Usaré el pasado. Pasado inmediato, Corona-pasado. Durante los últimos veinte años me dediqué a escribir crónicas de viajes en diarios y revistas. Viajaba por el mundo y volvía con historias. Formaba parte del turismo, un negocio millonario en millones de personas y de dólares. De Mongolia a Vietnam y de Dinamarca a Laos, conozco más de sesenta países. Escribía para entusiasmar a otros a salir a andar. Me pagaban por viajar adonde otros pagaban para ir. Tuve el mejor trabajo del mundo. Tuve. Uso el pasado porque la base del cronista de viajes es estar ahí y eso hoy no es posible.
Hace un tiempo escribí sobre el turismo como una bestia omnívora, un Alien de película capaz de alimentarse hasta de guerras, favelas, cementerios y catástrofes naturales. Un engendro voraz que se recuperaba de todo, donde fuera. De un atentado en Nueva York, de una balacera en Cancún, del escape de un reactor nuclear en Chernobyl, de un terremoto en Santiago de Chile, del Tsunami en Phuket. Caían las reservas durante algunas semanas y, luego, cada lugar regresaba al ocio. Sombrero Panamá, camisa hawaiana y frozen daiquiri. Turismo para todes. Turismo las 24 horas. Turismo prêt-à-porter.

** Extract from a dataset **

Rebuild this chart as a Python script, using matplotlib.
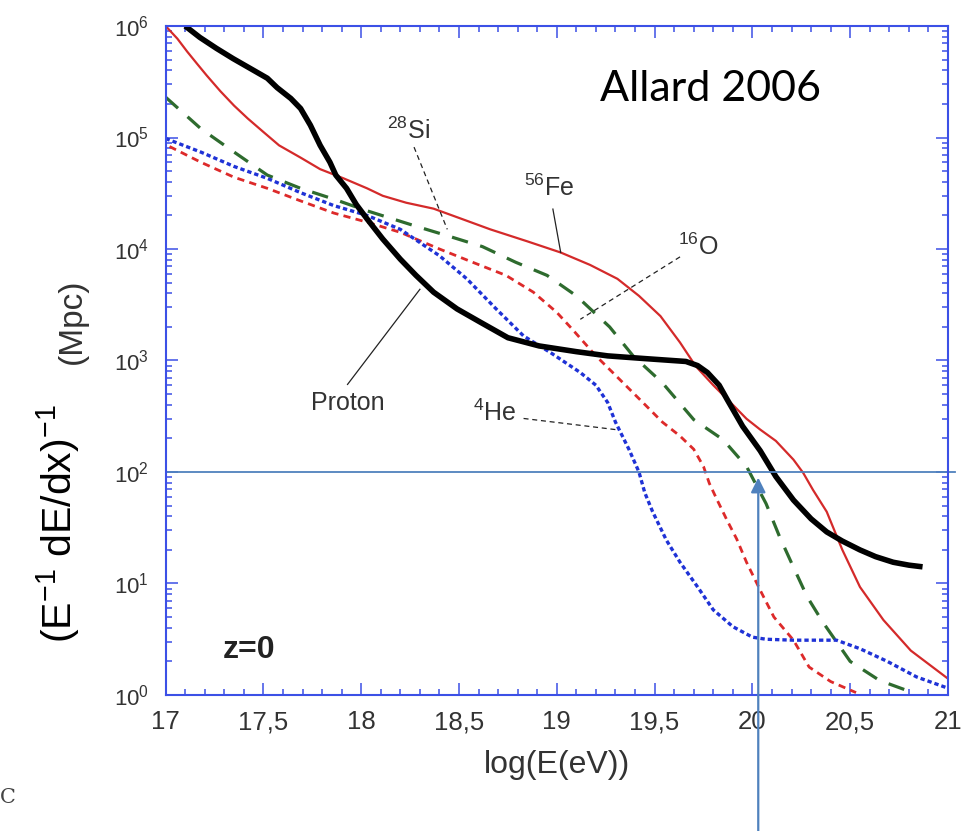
import numpy as np
import matplotlib
matplotlib.use("Agg")
import matplotlib.pyplot as plt
from matplotlib.ticker import FixedLocator, MultipleLocator, LogLocator, FuncFormatter, NullFormatter

plt.rcParams['font.family'] = ['Liberation Sans', 'DejaVu Sans']
plt.rcParams['mathtext.fontset'] = 'custom'
plt.rcParams['mathtext.rm'] = 'Liberation Sans'
plt.rcParams['mathtext.it'] = 'Liberation Sans'
plt.rcParams['mathtext.bf'] = 'Liberation Sans:bold'

# energy loss length vs log(E) (Allard 2006, z=0)
proton_x = [17.10, 17.175, 17.26, 17.345, 17.45, 17.52, 17.57, 17.64, 17.69, 17.74, 17.79, 17.84,
            17.87, 17.925, 17.975, 18.03, 18.11, 18.20, 18.28, 18.37, 18.49, 18.61, 18.75, 18.91,
            19.10, 19.26, 19.45, 19.66, 19.72, 19.77, 19.83, 19.87, 19.95, 20.04, 20.12, 20.21,
            20.30, 20.38, 20.46, 20.55, 20.63, 20.72, 20.80, 20.87]
proton_y = [1.0e6, 7.9e5, 6.3e5, 5.1e5, 4.0e5, 3.4e5, 2.8e5, 2.24e5, 1.82e5, 1.29e5, 8.5e4, 6.0e4,
            4.6e4, 3.5e4, 2.5e4, 1.86e4, 1.23e4, 8.1e3, 5.8e3, 4.1e3, 2.9e3, 2.2e3, 1.6e3, 1.35e3,
            1.2e3, 1.1e3, 1.04e3, 980, 900, 780, 600, 450, 257, 155, 91, 56,
            38, 29, 24, 20, 17.4, 15.5, 14.6, 14.1]

fe_x = [17.00, 17.06, 17.11, 17.16, 17.21, 17.28, 17.35, 17.42, 17.50, 17.58, 17.69, 17.79, 17.91,
        18.03, 18.11, 18.23, 18.37, 18.50, 18.66, 18.85, 19.02, 19.17, 19.31, 19.42, 19.53, 19.63,
        19.71, 19.80, 19.90, 19.97, 20.04, 20.12, 20.21, 20.26, 20.31, 20.38, 20.46, 20.55, 20.67,
        20.81, 21.00]
fe_y = [1.0e6, 7.7e5, 5.9e5, 4.6e5, 3.6e5, 2.6e5, 1.93e5, 1.48e5, 1.12e5, 8.5e4, 6.6e4, 5.2e4, 4.3e4,
        3.5e4, 3.0e4, 2.6e4, 2.3e4, 1.9e4, 1.5e4, 1.17e4, 9.3e3, 7.2e3, 5.4e3, 3.8e3, 2.5e3, 1.45e3,
        890, 600, 400, 300, 240, 190, 129, 98, 69, 44, 20, 9.3, 4.7,
        2.5, 1.4]

si_x = [17.00, 17.18, 17.35, 17.52, 17.69, 17.86, 18.03, 18.28, 18.45, 18.62, 18.79, 18.95, 19.10,
        19.27, 19.39, 19.54, 19.70, 19.85, 19.97, 20.07, 20.14, 20.21, 20.28, 20.36, 20.50, 20.65, 20.82]
si_y = [2.3e5, 1.2e5, 7.4e4, 4.6e4, 3.5e4, 2.8e4, 2.2e4, 1.6e4, 1.3e4, 1.05e4, 7.6e3, 5.8e3, 3.8e3,
        2.0e3, 1.1e3, 630, 295, 195, 112, 52, 26, 14, 7.6, 4.5, 2.0, 1.35, 1.05]

o_x = [17.02, 17.18, 17.35, 17.52, 17.69, 17.86, 18.03, 18.20, 18.40, 18.57, 18.74, 18.88, 19.00,
       19.08, 19.20, 19.32, 19.44, 19.54, 19.63, 19.70, 19.75, 19.78, 19.82, 19.87, 19.92, 19.97,
       20.04, 20.11, 20.21, 20.29, 20.40, 20.53]
o_y = [8.3e4, 6.0e4, 4.4e4, 3.5e4, 2.7e4, 2.1e4, 1.74e4, 1.41e4, 1.0e4, 7.6e3, 5.8e3, 4.1e3, 2.7e3,
       1.9e3, 1.1e3, 680, 420, 280, 210, 160, 112, 79, 56, 37, 25, 15.5,
       8.7, 5.0, 3.1, 1.78, 1.32, 1.05]

he_x = [17.00, 17.18, 17.35, 17.52, 17.69, 17.86, 18.03, 18.20, 18.40, 18.54, 18.69, 18.83, 18.97,
        19.12, 19.20, 19.26, 19.30, 19.37, 19.42, 19.45, 19.49, 19.56, 19.63, 19.72, 19.80, 19.90,
        20.00, 20.07, 20.21, 20.43, 20.55, 20.69, 20.84, 21.00]
he_y = [9.8e4, 7.4e4, 5.5e4, 4.3e4, 3.2e4, 2.45e4, 2.0e4, 1.5e4, 8.7e3, 5.4e3, 2.9e3, 1.66e3, 1.17e3,
        780, 600, 420, 280, 158, 100, 65, 44, 24.5, 15.5, 9.3, 5.8, 4.1,
        3.3, 3.16, 3.1, 3.1, 2.6, 2.0, 1.45, 1.15]

x_ticks = [17, 17.5, 18, 18.5, 19, 19.5, 20, 20.5, 21]
x_ticklabels = ['17', '17,5', '18', '18,5', '19', '19,5', '20', '20,5', '21']
y_decades = [1e0, 1e1, 1e2, 1e3, 1e4, 1e5, 1e6]

hline_y = 100
arrow_x = 20.03
arrow_tip = 89

axis_blue = '#3c50e6'
mark_blue = '#4f81bd'
txt = '#333333'

fig = plt.figure(figsize=(9.63, 8.31), dpi=100)
ax = fig.add_axes([0.172, 0.1637, 0.8124, 0.805])

ax.plot(fe_x, fe_y, color='#d42a2a', lw=1.6, solid_joinstyle='round')
ax.plot(si_x, si_y, color='#2e6b2e', lw=2.3, dashes=(5.2, 4.0))
ax.plot(o_x, o_y, color='#dd2a2a', lw=2.0, dashes=(2.6, 1.9))
ax.plot(he_x, he_y, color='#1f32d6', lw=2.4, dashes=(1.3, 0.9))
ax.plot(proton_x, proton_y, color='black', lw=4.0, solid_capstyle='butt', solid_joinstyle='round')

ax.set_yscale('log')
ax.set_xlim(17, 21)
ax.set_ylim(1, 1e6)

ax.xaxis.set_major_locator(FixedLocator(x_ticks))
ax.set_xticklabels(x_ticklabels)
ax.xaxis.set_minor_locator(MultipleLocator(0.1))
ax.yaxis.set_major_locator(FixedLocator(y_decades))
ax.yaxis.set_major_formatter(FuncFormatter(lambda v, p: r'$10^{%d}$' % round(np.log10(v))))
ax.yaxis.set_minor_locator(LogLocator(base=10, subs=np.arange(2, 10), numticks=20))
ax.yaxis.set_minor_formatter(NullFormatter())

ax.tick_params(which='both', direction='in', top=True, right=True, color=axis_blue, labelcolor=txt)
ax.tick_params(which='major', length=8.6, width=1.1)
ax.tick_params(which='minor', length=4.3, width=1.1)
ax.tick_params(axis='x', labelsize=18.5, pad=11)
ax.tick_params(axis='y', labelsize=16, pad=12)
for s in ax.spines.values():
    s.set_color(axis_blue)
    s.set_linewidth(1.5)

ax.set_xlabel('log(E(eV))', fontsize=23, color=txt, labelpad=11)

# y label, two parts
fig.text(72 / 963, 1 - 643 / 831, r'(E$^{-1}$ dE/dx)$^{-1}$', fontsize=29.5, rotation=90,
         rotation_mode='anchor', ha='left', va='baseline', color='black')
fig.text(81 / 963, 1 - 364 / 831, '(Mpc)', fontsize=24, rotation=90,
         rotation_mode='anchor', ha='left', va='baseline', color=txt)

# curve labels and leader lines
lab = dict(fontsize=18, color=txt)
ax.text(18.13, 9.7e4, r'$^{28}$Si', ha='left', va='baseline', **lab)
ax.plot([18.27, 18.44], [8.2e4, 1.5e4], color='#222222', lw=0.9, dashes=(4, 3))
ax.text(18.83, 2.97e4, r'$^{56}$Fe', ha='left', va='baseline', **lab)
ax.plot([18.98, 19.02], [2.28e4, 9.3e3], color='#222222', lw=0.9)
ax.text(19.62, 8.9e3, r'$^{16}$O', ha='left', va='baseline', **lab)
ax.plot([19.63, 19.12], [8.5e3, 2.34e3], color='#222222', lw=0.9, dashes=(4, 3))
ax.text(17.93, 363, 'Proton', ha='center', va='baseline', **lab)
ax.plot([17.93, 18.30], [610, 4.35e3], color='#222222', lw=0.9)
ax.text(18.57, 289, r'$^{4}$He', ha='left', va='baseline', **lab)
ax.plot([18.83, 19.06, 19.30], [302, 270, 240], color='#222222', lw=0.9, dashes=(4, 3))

ax.text(17.29, 2.15, 'z=0', fontsize=23, fontweight='bold', color='#222222', ha='left', va='baseline')
ax.text(0.555, 0.888, 'Allard 2006', transform=ax.transAxes, fontsize=31, family='Lato',
        ha='left', va='baseline', color='black')

# marker line at 100 Mpc and arrow
ax.plot([17, 21.035], [hline_y, hline_y], color=mark_blue, lw=1.3, clip_on=False)
ax.annotate('', xy=(arrow_x, arrow_tip), xytext=(arrow_x, -0.21),
            textcoords=('data', 'axes fraction'), annotation_clip=False,
            arrowprops=dict(arrowstyle='-|>', color=mark_blue, lw=1.6,
                            mutation_scale=22, shrinkA=0, shrinkB=0))

fig.text(0.0, 1 - 803 / 831, 'C', fontsize=15, family='DejaVu Serif', color='#444444')

fig.savefig('out.png', dpi=100)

Con la pandemia el mundo volvió a ser lejano como cuando no existían los aviones. Igual que Icaro, el turismo cayó desde lo más alto. Probablemente también se recupere del Covid-19, pero esta vez es distinto. Algo cambió para siempre. Esta vez, la bestia yace en el piso, herida y con graves dificultades para respirar.
Cuando despierte, si lo hace, será otra cosa. Como en las series, hay final abierto. Mientras tanto, en el limbo gelatinoso de la cuarentena, quedan la memoria del viaje –todavía no implantada como en El vengador del futuro– y la imaginación. Sobre eso podría empezar a escribir.